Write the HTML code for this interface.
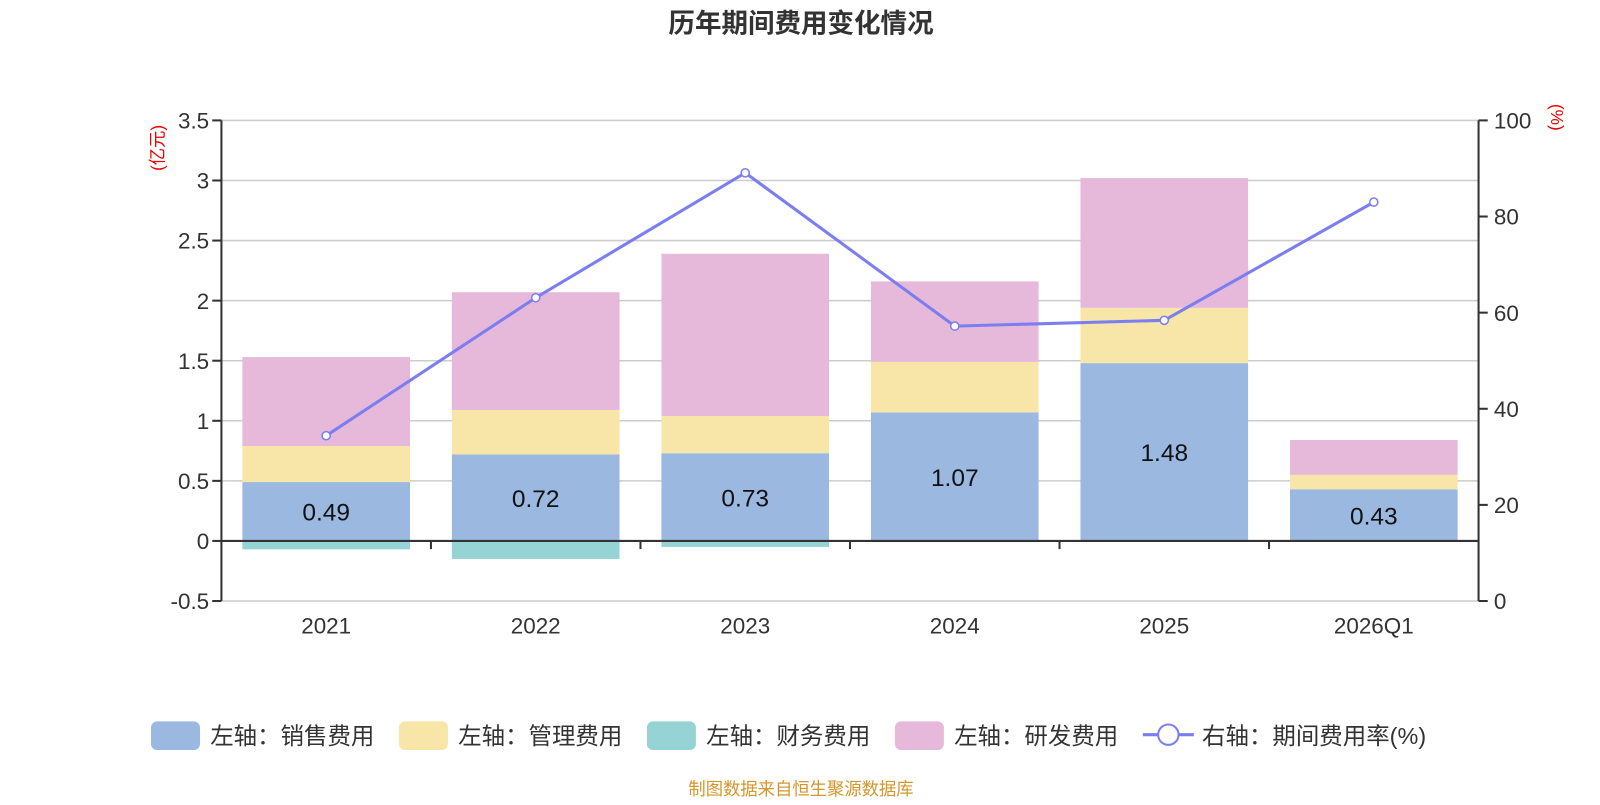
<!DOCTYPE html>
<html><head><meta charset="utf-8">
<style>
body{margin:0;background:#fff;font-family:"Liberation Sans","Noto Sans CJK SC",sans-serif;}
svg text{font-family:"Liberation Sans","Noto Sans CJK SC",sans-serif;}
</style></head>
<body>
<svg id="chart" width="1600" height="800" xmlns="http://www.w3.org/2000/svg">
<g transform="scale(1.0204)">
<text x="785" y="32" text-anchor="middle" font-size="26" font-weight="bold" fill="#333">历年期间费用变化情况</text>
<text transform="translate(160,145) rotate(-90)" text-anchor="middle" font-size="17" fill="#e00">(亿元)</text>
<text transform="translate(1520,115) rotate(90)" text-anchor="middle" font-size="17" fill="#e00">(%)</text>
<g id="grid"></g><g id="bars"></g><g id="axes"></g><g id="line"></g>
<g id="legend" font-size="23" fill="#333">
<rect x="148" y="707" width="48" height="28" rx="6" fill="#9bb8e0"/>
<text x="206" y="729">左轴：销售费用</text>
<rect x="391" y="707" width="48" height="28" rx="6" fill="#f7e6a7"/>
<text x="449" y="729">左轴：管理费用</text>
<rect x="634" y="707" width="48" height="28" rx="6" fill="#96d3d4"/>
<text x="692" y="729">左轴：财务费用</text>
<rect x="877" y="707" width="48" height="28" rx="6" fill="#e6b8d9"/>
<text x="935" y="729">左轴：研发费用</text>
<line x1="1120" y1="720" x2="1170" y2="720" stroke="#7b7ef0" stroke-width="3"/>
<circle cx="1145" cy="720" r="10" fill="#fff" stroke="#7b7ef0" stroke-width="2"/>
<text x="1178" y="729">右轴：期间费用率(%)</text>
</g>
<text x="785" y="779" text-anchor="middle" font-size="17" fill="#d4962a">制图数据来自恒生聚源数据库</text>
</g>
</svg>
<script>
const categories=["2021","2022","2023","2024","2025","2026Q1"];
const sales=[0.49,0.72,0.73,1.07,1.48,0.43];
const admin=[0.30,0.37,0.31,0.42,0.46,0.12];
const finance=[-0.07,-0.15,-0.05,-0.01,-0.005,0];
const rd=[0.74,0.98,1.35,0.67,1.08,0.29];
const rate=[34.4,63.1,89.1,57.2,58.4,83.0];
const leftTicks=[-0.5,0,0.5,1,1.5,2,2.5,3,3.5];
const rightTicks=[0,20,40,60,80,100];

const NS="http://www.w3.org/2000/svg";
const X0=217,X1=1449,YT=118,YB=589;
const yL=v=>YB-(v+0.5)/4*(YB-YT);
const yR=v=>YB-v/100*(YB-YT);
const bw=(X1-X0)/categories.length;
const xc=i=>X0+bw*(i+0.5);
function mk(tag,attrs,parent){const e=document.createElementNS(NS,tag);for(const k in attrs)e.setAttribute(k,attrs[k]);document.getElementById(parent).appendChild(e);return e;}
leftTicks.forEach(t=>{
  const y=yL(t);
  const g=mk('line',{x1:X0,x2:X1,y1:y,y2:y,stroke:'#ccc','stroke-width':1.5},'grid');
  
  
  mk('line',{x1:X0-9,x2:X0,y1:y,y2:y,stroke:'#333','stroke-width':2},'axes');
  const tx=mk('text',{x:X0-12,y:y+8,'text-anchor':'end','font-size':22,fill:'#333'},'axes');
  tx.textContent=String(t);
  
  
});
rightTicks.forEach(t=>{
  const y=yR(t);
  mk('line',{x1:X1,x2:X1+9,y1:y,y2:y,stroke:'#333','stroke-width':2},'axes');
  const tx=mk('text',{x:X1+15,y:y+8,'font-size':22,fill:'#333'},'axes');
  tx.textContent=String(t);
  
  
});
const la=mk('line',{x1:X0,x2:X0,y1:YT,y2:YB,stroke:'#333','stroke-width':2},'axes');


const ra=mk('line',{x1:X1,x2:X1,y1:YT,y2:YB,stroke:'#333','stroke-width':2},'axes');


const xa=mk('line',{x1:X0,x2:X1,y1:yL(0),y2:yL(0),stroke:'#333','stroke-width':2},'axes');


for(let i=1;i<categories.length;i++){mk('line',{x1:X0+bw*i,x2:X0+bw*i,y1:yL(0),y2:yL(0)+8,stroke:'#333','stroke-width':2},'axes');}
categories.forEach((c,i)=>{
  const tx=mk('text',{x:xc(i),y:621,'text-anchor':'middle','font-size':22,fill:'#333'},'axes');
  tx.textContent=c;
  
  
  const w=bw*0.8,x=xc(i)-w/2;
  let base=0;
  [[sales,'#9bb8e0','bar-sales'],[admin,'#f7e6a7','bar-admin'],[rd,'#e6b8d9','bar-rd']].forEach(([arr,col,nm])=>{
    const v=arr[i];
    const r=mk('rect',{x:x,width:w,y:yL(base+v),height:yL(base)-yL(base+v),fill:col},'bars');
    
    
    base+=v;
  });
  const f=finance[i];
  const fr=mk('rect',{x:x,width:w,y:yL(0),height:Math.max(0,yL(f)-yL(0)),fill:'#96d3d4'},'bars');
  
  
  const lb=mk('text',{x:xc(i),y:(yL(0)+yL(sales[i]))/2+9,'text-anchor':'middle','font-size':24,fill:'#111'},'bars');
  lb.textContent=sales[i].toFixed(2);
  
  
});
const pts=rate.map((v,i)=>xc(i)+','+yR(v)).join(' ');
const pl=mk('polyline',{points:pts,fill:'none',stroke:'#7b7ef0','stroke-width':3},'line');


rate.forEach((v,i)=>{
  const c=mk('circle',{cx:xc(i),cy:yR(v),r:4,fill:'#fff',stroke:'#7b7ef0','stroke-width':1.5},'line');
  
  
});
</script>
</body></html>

#####

* _SET EXERCISE_
Every line above should be returned word for word, with the pictures left behind.

* _THE OUTPUT_
Write the HTML code for this interface.
<!DOCTYPE html>
<html><head><meta charset="utf-8">
<style>
body{margin:0;background:#fff;font-family:"Liberation Sans","Noto Sans CJK SC",sans-serif;}
svg text{font-family:"Liberation Sans","Noto Sans CJK SC",sans-serif;}
</style></head>
<body>
<svg id="chart" width="1600" height="800" xmlns="http://www.w3.org/2000/svg">
<g transform="scale(1.0204)">
<text x="785" y="32" text-anchor="middle" font-size="26" font-weight="bold" fill="#333">历年期间费用变化情况</text>
<text transform="translate(160,145) rotate(-90)" text-anchor="middle" font-size="17" fill="#e00">(亿元)</text>
<text transform="translate(1520,115) rotate(90)" text-anchor="middle" font-size="17" fill="#e00">(%)</text>
<g id="grid"></g><g id="bars"></g><g id="axes"></g><g id="line"></g>
<g id="legend" font-size="23" fill="#333">
<rect x="148" y="707" width="48" height="28" rx="6" fill="#9bb8e0"/>
<text x="206" y="729">左轴：销售费用</text>
<rect x="391" y="707" width="48" height="28" rx="6" fill="#f7e6a7"/>
<text x="449" y="729">左轴：管理费用</text>
<rect x="634" y="707" width="48" height="28" rx="6" fill="#96d3d4"/>
<text x="692" y="729">左轴：财务费用</text>
<rect x="877" y="707" width="48" height="28" rx="6" fill="#e6b8d9"/>
<text x="935" y="729">左轴：研发费用</text>
<line x1="1120" y1="720" x2="1170" y2="720" stroke="#7b7ef0" stroke-width="3"/>
<circle cx="1145" cy="720" r="10" fill="#fff" stroke="#7b7ef0" stroke-width="2"/>
<text x="1178" y="729">右轴：期间费用率(%)</text>
</g>
<text x="785" y="779" text-anchor="middle" font-size="17" fill="#d4962a">制图数据来自恒生聚源数据库</text>
</g>
</svg>
<script>
const categories=["2021","2022","2023","2024","2025","2026Q1"];
const sales=[0.49,0.72,0.73,1.07,1.48,0.43];
const admin=[0.30,0.37,0.31,0.42,0.46,0.12];
const finance=[-0.07,-0.15,-0.05,-0.01,-0.005,0];
const rd=[0.74,0.98,1.35,0.67,1.08,0.29];
const rate=[34.4,63.1,89.1,57.2,58.4,83.0];
const leftTicks=[-0.5,0,0.5,1,1.5,2,2.5,3,3.5];
const rightTicks=[0,20,40,60,80,100];

const NS="http://www.w3.org/2000/svg";
const X0=217,X1=1449,YT=118,YB=589;
const yL=v=>YB-(v+0.5)/4*(YB-YT);
const yR=v=>YB-v/100*(YB-YT);
const bw=(X1-X0)/categories.length;
const xc=i=>X0+bw*(i+0.5);
function mk(tag,attrs,parent){const e=document.createElementNS(NS,tag);for(const k in attrs)e.setAttribute(k,attrs[k]);document.getElementById(parent).appendChild(e);return e;}
leftTicks.forEach(t=>{
  const y=yL(t);
  const g=mk('line',{x1:X0,x2:X1,y1:y,y2:y,stroke:'#ccc','stroke-width':1.5},'grid');
  
  
  mk('line',{x1:X0-9,x2:X0,y1:y,y2:y,stroke:'#333','stroke-width':2},'axes');
  const tx=mk('text',{x:X0-12,y:y+8,'text-anchor':'end','font-size':22,fill:'#333'},'axes');
  tx.textContent=String(t);
  
  
});
rightTicks.forEach(t=>{
  const y=yR(t);
  mk('line',{x1:X1,x2:X1+9,y1:y,y2:y,stroke:'#333','stroke-width':2},'axes');
  const tx=mk('text',{x:X1+15,y:y+8,'font-size':22,fill:'#333'},'axes');
  tx.textContent=String(t);
  
  
});
const la=mk('line',{x1:X0,x2:X0,y1:YT,y2:YB,stroke:'#333','stroke-width':2},'axes');


const ra=mk('line',{x1:X1,x2:X1,y1:YT,y2:YB,stroke:'#333','stroke-width':2},'axes');


const xa=mk('line',{x1:X0,x2:X1,y1:yL(0),y2:yL(0),stroke:'#333','stroke-width':2},'axes');


for(let i=1;i<categories.length;i++){mk('line',{x1:X0+bw*i,x2:X0+bw*i,y1:yL(0),y2:yL(0)+8,stroke:'#333','stroke-width':2},'axes');}
categories.forEach((c,i)=>{
  const tx=mk('text',{x:xc(i),y:621,'text-anchor':'middle','font-size':22,fill:'#333'},'axes');
  tx.textContent=c;
  
  
  const w=bw*0.8,x=xc(i)-w/2;
  let base=0;
  [[sales,'#9bb8e0','bar-sales'],[admin,'#f7e6a7','bar-admin'],[rd,'#e6b8d9','bar-rd']].forEach(([arr,col,nm])=>{
    const v=arr[i];
    const r=mk('rect',{x:x,width:w,y:yL(base+v),height:yL(base)-yL(base+v),fill:col},'bars');
    
    
    base+=v;
  });
  const f=finance[i];
  const fr=mk('rect',{x:x,width:w,y:yL(0),height:Math.max(0,yL(f)-yL(0)),fill:'#96d3d4'},'bars');
  
  
  const lb=mk('text',{x:xc(i),y:(yL(0)+yL(sales[i]))/2+9,'text-anchor':'middle','font-size':24,fill:'#111'},'bars');
  lb.textContent=sales[i].toFixed(2);
  
  
});
const pts=rate.map((v,i)=>xc(i)+','+yR(v)).join(' ');
const pl=mk('polyline',{points:pts,fill:'none',stroke:'#7b7ef0','stroke-width':3},'line');


rate.forEach((v,i)=>{
  const c=mk('circle',{cx:xc(i),cy:yR(v),r:4,fill:'#fff',stroke:'#7b7ef0','stroke-width':1.5},'line');
  
  
});
</script>
</body></html>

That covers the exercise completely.